Press Release

DBRS Comments on Pembina’s Announcement to Acquire Kakwa Assets and the 6-18 Facility

Energy
March 17, 2016

DBRS Limited (DBRS) today notes that Pembina Pipeline Corporation (Pembina or the Company; rated BBB with a Stable trend by DBRS) has announced its agreement to acquire the Kakwa Assets and the 6-18 Facility (Acquisition Assets) from Paramount Resources, Inc. (Paramount) for total consideration of $556 million (the Acquisition). The purchase price will be funded by net proceeds from the Company's concurrently announced $300 million bought deal common share financing and existing capacity under the $2.0 billion revolving credit facility. The Acquisition is expected to close in Q2 2016, pending approval under the Competition Act (Canada) and other customary closing conditions. Based on DBRS’s initial review of the Acquisition Assets and Pembina’s financing plan, DBRS believes that the Acquisition will not have a material impact on the Company’s credit profile.
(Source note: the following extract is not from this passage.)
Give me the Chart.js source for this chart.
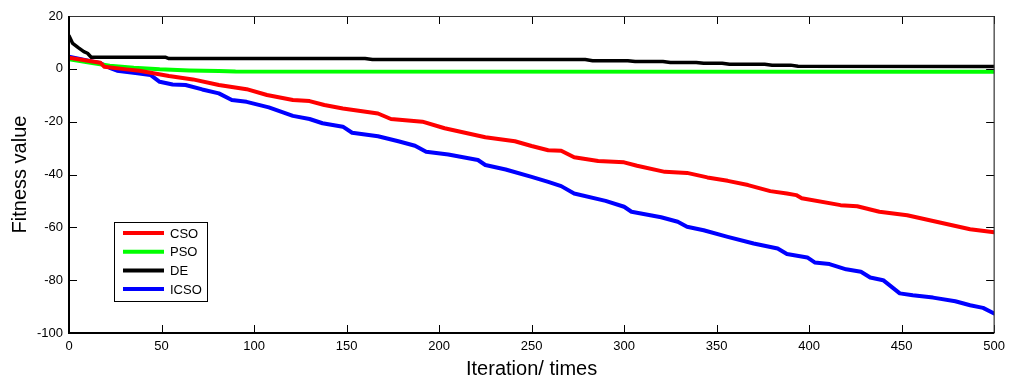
<!DOCTYPE html>
<html>
<head>
<meta charset="utf-8">
<script src="https://cdn.jsdelivr.net/npm/chart.js@4"></script>
<style>
  html, body { margin: 0; padding: 0; background: #fff; }
  #wrap { width: 1011px; height: 381px; }
</style>
</head>
<body>
<div id="wrap"><canvas id="myChart" width="1011" height="381"></canvas></div>
<script>
// values
const csoIter = [0, 17, 19, 31, 38, 54, 67, 81, 96, 107, 121, 130, 138, 148, 167, 174, 191, 203, 214, 225, 241, 250, 259, 266, 273, 286, 300, 307, 322, 334, 345, 356, 367, 379, 388, 393, 396, 417, 426, 438, 453, 470, 487, 500];
const csoVal = [4.2, 2.3, 0.8, -0.2, -0.7, -2.7, -4, -6.1, -7.7, -9.9, -11.8, -12.2, -13.7, -15, -16.9, -19, -20, -22.5, -24.2, -25.9, -27.4, -29.2, -30.8, -31, -33.5, -34.9, -35.4, -36.7, -39, -39.4, -41.1, -42.4, -44, -46.3, -47.2, -47.8, -49, -51.6, -52, -54.1, -55.4, -58.1, -60.7, -61.9];

const psoIter = [0, 10, 22, 35, 49, 65, 81, 90, 500];
const psoVal = [3.6, 2.5, 1.2, 0.4, -0.2, -0.6, -0.8, -1.0, -1.1];

const deIter = [0, 2, 5, 8, 10, 12, 52, 54, 160, 164, 279, 283, 302, 306, 321, 325, 339, 343, 353, 357, 376, 380, 390, 394, 500];
const deVal = [12.5, 9.6, 8, 6.5, 5.9, 4.4, 4.4, 3.9, 3.9, 3.5, 3.5, 3.1, 3.1, 2.8, 2.8, 2.4, 2.4, 2.1, 2.1, 1.7, 1.7, 1.4, 1.4, 1.0, 0.9];

const icsoIter = [0, 13, 17, 22, 26, 37, 44, 49, 56, 63, 72, 81, 88, 96, 108, 121, 130, 137, 148, 153, 167, 178, 187, 193, 205, 221, 225, 236, 250, 259, 266, 273, 290, 300, 304, 320, 329, 334, 343, 356, 370, 383, 388, 399, 403, 411, 420, 428, 433, 440, 449, 456, 467, 479, 487, 494, 500];
const icsoVal = [4.6, 2.7, 2.1, 0.4, -0.7, -1.7, -2.3, -4.9, -5.9, -6.1, -7.8, -9.3, -11.8, -12.5, -14.6, -17.8, -19, -20.6, -21.9, -24.2, -25.5, -27.4, -29.1, -31.4, -32.4, -34.5, -36.4, -38.1, -40.9, -42.8, -44.4, -47.2, -50, -52.2, -54.1, -56.2, -57.9, -59.8, -61.1, -63.6, -66.1, -68, -70.1, -71.4, -73.3, -73.9, -75.9, -76.8, -79, -80, -85, -85.7, -86.6, -88, -89.5, -90.5, -92.6];

const seriesNames = ['CSO', 'PSO', 'DE', 'ICSO'];
const seriesColors = ['#ff0000', '#00ff00', '#000000', '#0000ff'];

function pts(xs, ys) {
    return xs.map((x, i) => ({ x: x, y: ys[i] }));
}

const FONT = 'Helvetica, Arial, "Liberation Sans", sans-serif';

// box round the plot with inward ticks on all four sides
const framePlugin = {
    id: 'frame',
    afterDatasetsDraw(chart) {
        const ctx = chart.ctx;
        const a = chart.chartArea;
        const xs = chart.scales.x, ys = chart.scales.y;
        const len = 8;
        ctx.save();
        ctx.strokeStyle = '#000';
        ctx.lineWidth = 1;
        xs.ticks.forEach(t => {
            const px = Math.round(xs.getPixelForValue(t.value)) + 0.5;
            ctx.beginPath();
            ctx.moveTo(px, a.bottom); ctx.lineTo(px, a.bottom - len);
            ctx.moveTo(px, a.top); ctx.lineTo(px, a.top + len);
            ctx.stroke();
        });
        ys.ticks.forEach(t => {
            const py = Math.round(ys.getPixelForValue(t.value)) + 0.5;
            ctx.beginPath();
            ctx.moveTo(a.left, py); ctx.lineTo(a.left + len, py);
            ctx.moveTo(a.right, py); ctx.lineTo(a.right - len, py);
            ctx.stroke();
        });
        ctx.lineWidth = 1.2;
        ctx.strokeStyle = '#333';
        ctx.beginPath();
        ctx.moveTo(a.left, a.top + 0.5); ctx.lineTo(a.right, a.top + 0.5);
        ctx.moveTo(a.right, a.top); ctx.lineTo(a.right, a.bottom);
        ctx.stroke();
        ctx.lineWidth = 2;
        ctx.strokeStyle = '#000';
        ctx.beginPath();
        ctx.moveTo(a.left, a.top); ctx.lineTo(a.left, a.bottom);
        ctx.lineTo(a.right, a.bottom);
        ctx.stroke();

        // legend box
        const bx = a.left + 45, by = a.top + 206, bw = 93, bh = 79;
        ctx.fillStyle = '#fff';
        ctx.fillRect(bx, by, bw, bh);
        ctx.lineWidth = 1;
        ctx.strokeStyle = '#000';
        ctx.strokeRect(bx + 0.5, by + 0.5, bw, bh);
        ctx.font = '13px ' + FONT;
        ctx.textBaseline = 'middle';
        chart.data.datasets.forEach((ds, i) => {
            const ly = by + 11 + i * 18.7;
            ctx.strokeStyle = ds.borderColor;
            ctx.lineWidth = 4;
            ctx.beginPath();
            ctx.moveTo(bx + 9, ly); ctx.lineTo(bx + 50, ly);
            ctx.stroke();
            ctx.fillStyle = '#000';
            ctx.fillText(ds.label, bx + 56, ly + 1);
        });
        ctx.restore();
    }
};

const ctx = document.getElementById('myChart').getContext('2d');

const chart = new Chart(ctx, {
    type: 'line',
    data: {
        datasets: [
            { label: seriesNames[0], data: pts(csoIter, csoVal), borderColor: seriesColors[0] },
            { label: seriesNames[1], data: pts(psoIter, psoVal), borderColor: seriesColors[1] },
            { label: seriesNames[2], data: pts(deIter, deVal), borderColor: seriesColors[2], borderWidth: 3.5 },
            { label: seriesNames[3], data: pts(icsoIter, icsoVal), borderColor: seriesColors[3] }
        ]
    },
    options: {
        responsive: false,
        animation: false,
        layout: { padding: { top: 16, right: 13, left: 0, bottom: 0 } },
        elements: {
            point: { radius: 0 },
            line: { borderWidth: 4, tension: 0, fill: false, borderJoinStyle: 'round', borderCapStyle: 'round' }
        },
        plugins: {
            legend: { display: false },
            tooltip: { enabled: false }
        },
        scales: {
            x: {
                type: 'linear',
                position: 'bottom',
                min: 0,
                max: 500,
                grid: { display: false, drawTicks: false },
                border: { display: false },
                ticks: { stepSize: 50, color: '#000', padding: 6, font: { size: 13, family: FONT }, maxRotation: 0 },
                title: { display: true, text: 'Iteration/ times', color: '#000', font: { size: 20, family: FONT }, padding: { top: 0, bottom: 0 } },
                afterFit(scale) { scale.height = 48; }
            },
            y: {
                min: -100,
                max: 20,
                grid: { display: false, drawTicks: false },
                border: { display: false },
                ticks: { stepSize: 20, color: '#000', padding: 6, font: { size: 13, family: FONT } },
                title: { display: true, text: 'Fitness value', color: '#000', font: { size: 20, family: FONT }, padding: { top: 8, bottom: 0 } },
                afterFit(scale) { scale.width = 69; }
            }
        }
    },
    plugins: [framePlugin]
});
</script>
</body>
</html>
The Acquisition Assets include the following:

KAKWA ASSETS
The Kakwa assets include a sour natural gas processing facility and associated gas-gathering pipelines, sales gas pipelines and future disposal wells. The facility comprises (1) a 200 million cubic feet per day (mmcf/d) deep-cut train, (2) a 50 mmcf/d shallow-cut train, (3) 22,500 barrels per day of condensate stabilization and (4) an amine processing train to facilitate sour gas processing. The shallow-cut and deep-cut facilities were placed into service in Q1 2012 and August 2014, respectively. DBRS notes that the Kakwa Assets represent the only sour gas processing facility west of the Smoky River within 50 kilometres (km). As part of the Acquisition, Pembina and Paramount will enter into a 20-year take-or-pay contract (ToP) for up to 200 mmcf/d.

6-18 FACILITY
Pembina will acquire all of the preliminary engineering studies, licenses and surface rights from Paramount in support of a new sour shallow-cut facility to be located approximately seven km from the Company’s Cutbank Complex. Upon Paramount’s election or sufficient third-party demand and subject to certain conditions, Pembina will construct a natural gas processing facility at 6-18. If built, commercial provisions underlying the 6-18 Facility are expected to be similar to the Kakwa Assets and include a substantial ToP commitment.

DBRS views the impact of the Acquisition on Pembina’s business risk profile as slightly negative, reflecting Paramount’s much weaker credit profile when compared with most of the Company’s other counterparties; however, the Acquisition Assets will account for less than 5% of Pembina’s total assets (as of December 31, 2015) and will not expose the Company to direct commodity price risk or volume risk.

Based on Pembina’s financing plan, DBRS does not expect any material impact on the Company’s credit metrics. Pembina’s credit ratios are currently very solid and should remain solid for the current rating category following the Acquisition.
Notes:
All figures are in Canadian dollars unless otherwise noted.

The applicable methodology is Rating Companies in the Pipeline and Diversified Energy Industry and Preferred Share and Hybrid Criteria for Corporate Issuers, which can be found on our website under Methodologies.